Weather officials are urging the public to stay clear of fast flowing water and move to higher ground immediately.
On the Big Island, locations under advisory include Hilo, Hawaiian Paradise Park, Honomu, Keaau, Naalehu, Hawaiian Island View, Pahoa, Pepeekeo, Pahala, Glenwood, Hawaiian Acres and Kawa Flats.
A flash flood warning has been issued for Maui until 4:15 p.m.
At 1:10 p.m., Maui Civil Defense reported flooding in Pukalani which was threatening homes.
Rain was falling between one to two-inches per hour, according to the National Weather Service.
Heavy rain and ponding was also reported in Waiehu and Waihee near Waihee School.
Locations in the warning include but are not limited to Honokohau, Pauwela, Huelo, Paia, Pukalani, Makawao, and Puunene.
Windward Oahu and Maui are under a flash flood advisory.

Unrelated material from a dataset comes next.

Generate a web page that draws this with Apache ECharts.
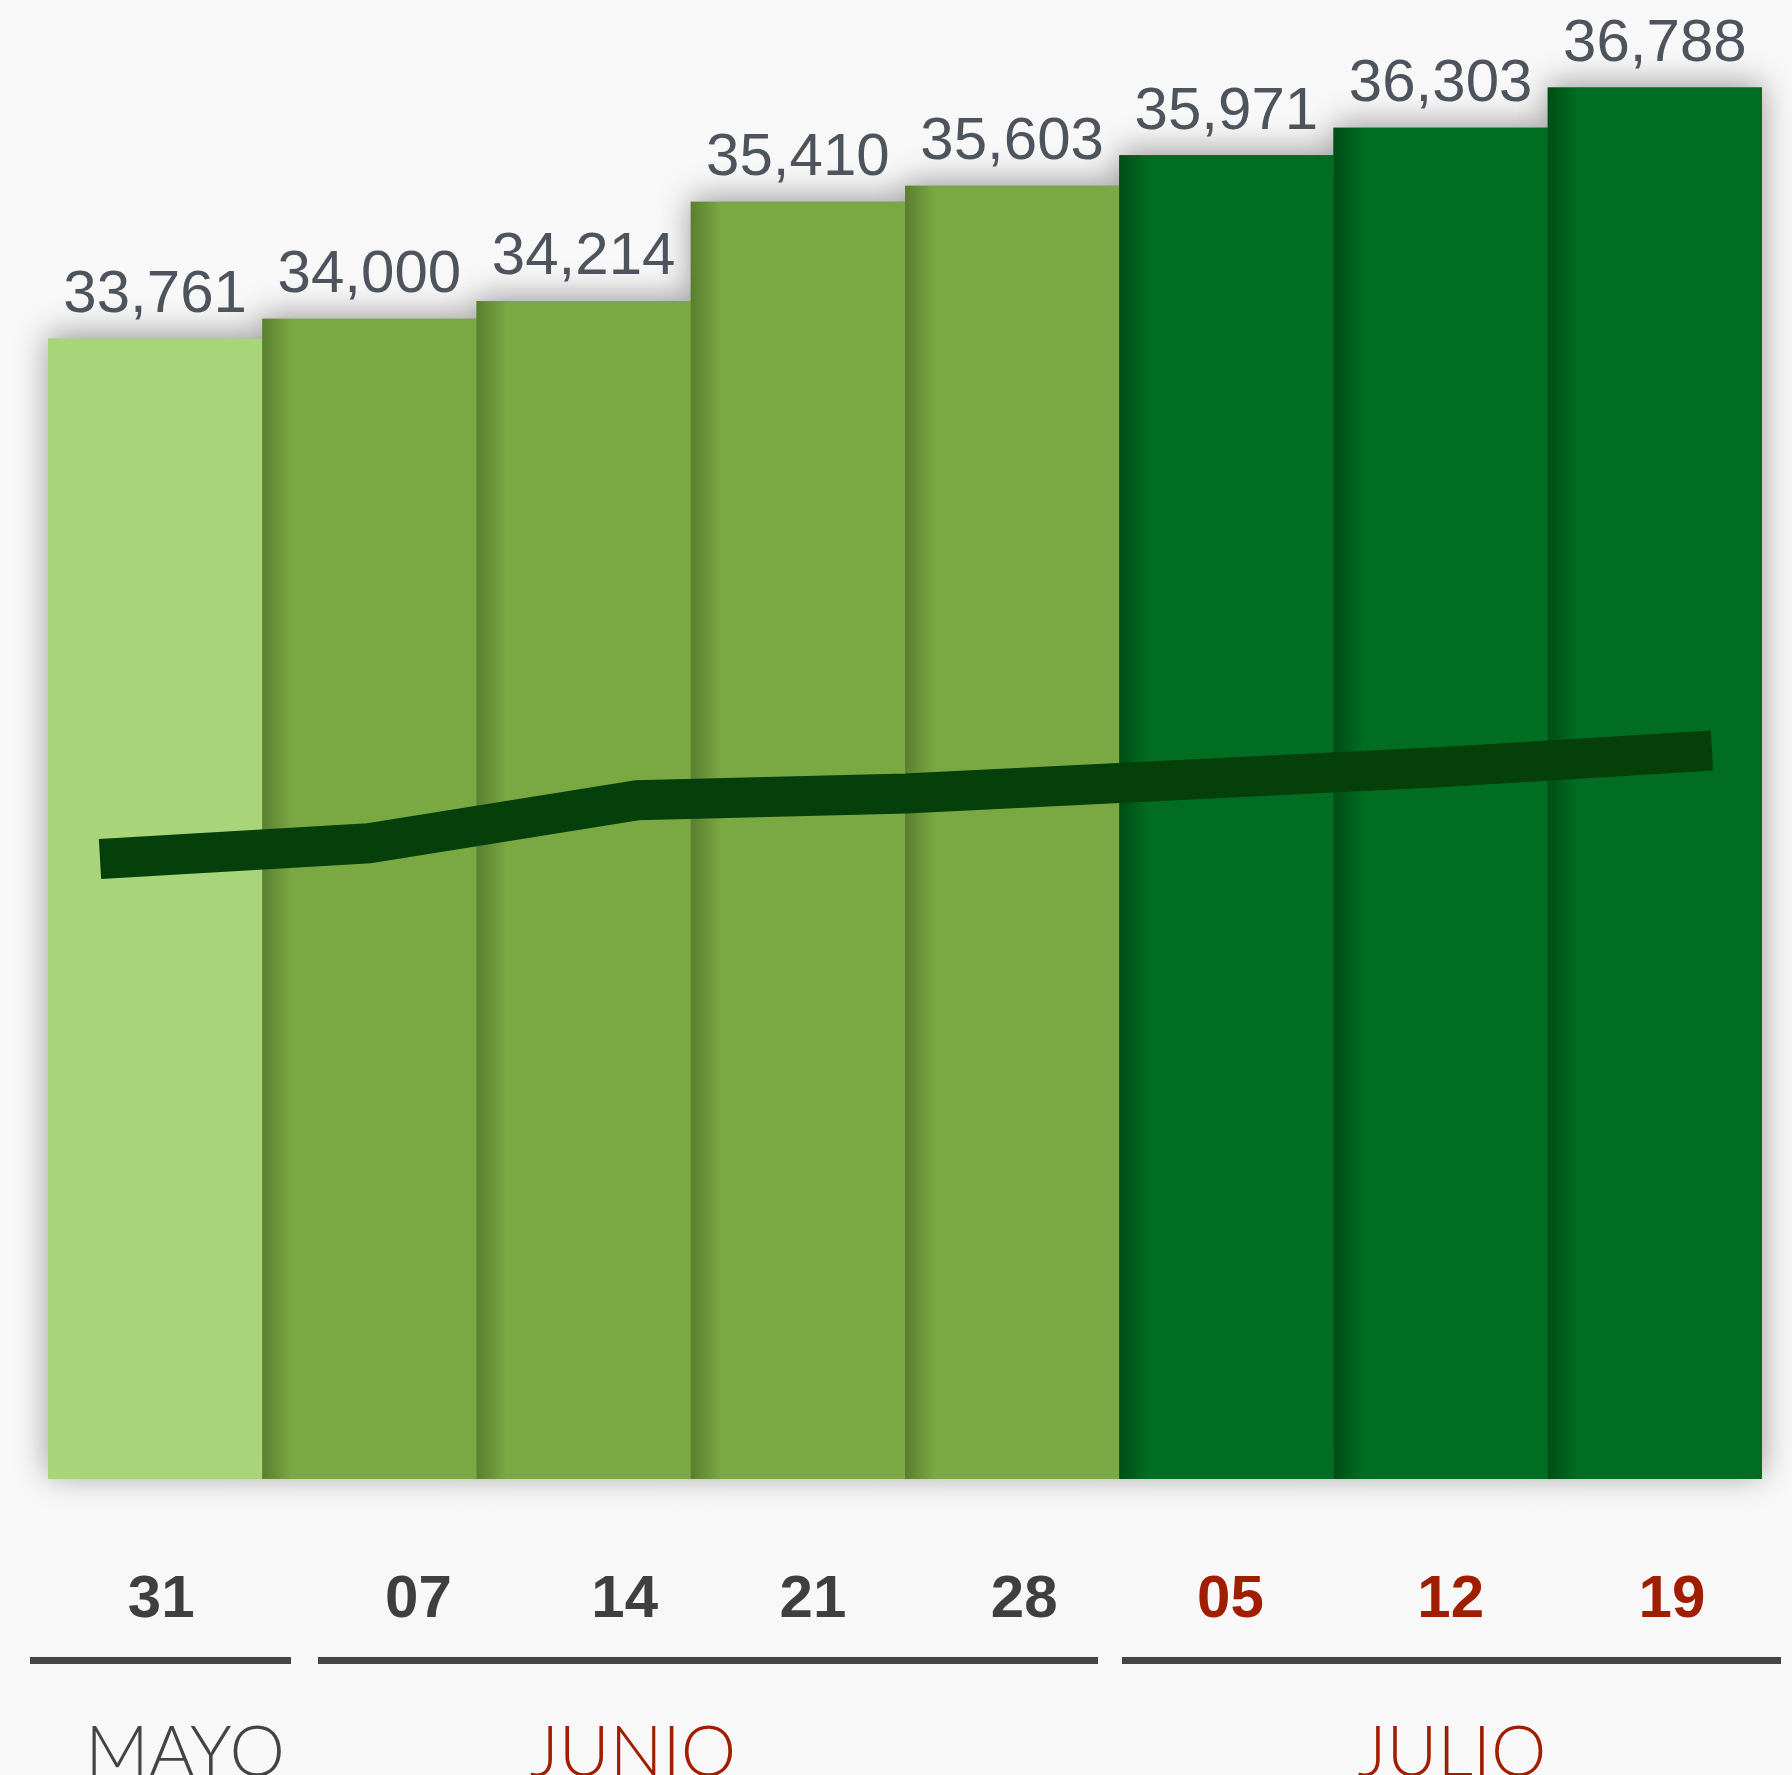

The advisory for Oahu is in effect until 3:45 p.m. after radar indicated heavy rainfall from Kaaawa to Waimanalo. Rain was falling at a rate of one to two-inches per hour, according to the National Weather Service.
Locations in the advisory include but are not limited to Maunawili, Waimanalo, Kailua, Waikane, Kaneohe, Waiahole, Ahuimanu, and Kahaluu.
The advisory for Maui, which has been extended through 2:30 p.m., includes but is not limited do Kahului, Haliimaile, Honokohau, Pauwela, Huelo, Kahakuloa, Haiku-Pauwela, Nahiku, Keanae, Waihee and Waiehu.
Weather officials at the National Weather Service issued the advisory after radar showed moderate to heavy showers moving over the windward side of Maui.
An earlier flash flood warning for Maui was canceled early this morning.
However, a flash flood watch was issued at 3:21 a.m. that covers Maui, Molokai, Lanai, and Hawaii island, and is in effect through Wednesday afternoon.
“Deep tropical moisture and an upper level trough will result in a threat of heavy rainfall and flooding,” weather officials said.
Muggy weather and rain is expected on most islands through Thursday as an area of tropical moisture lingers over the state.
In addition, a flash flood watch has been issued for Lanai, Maui, Molokai, and the Big Island through Thursday afternoon.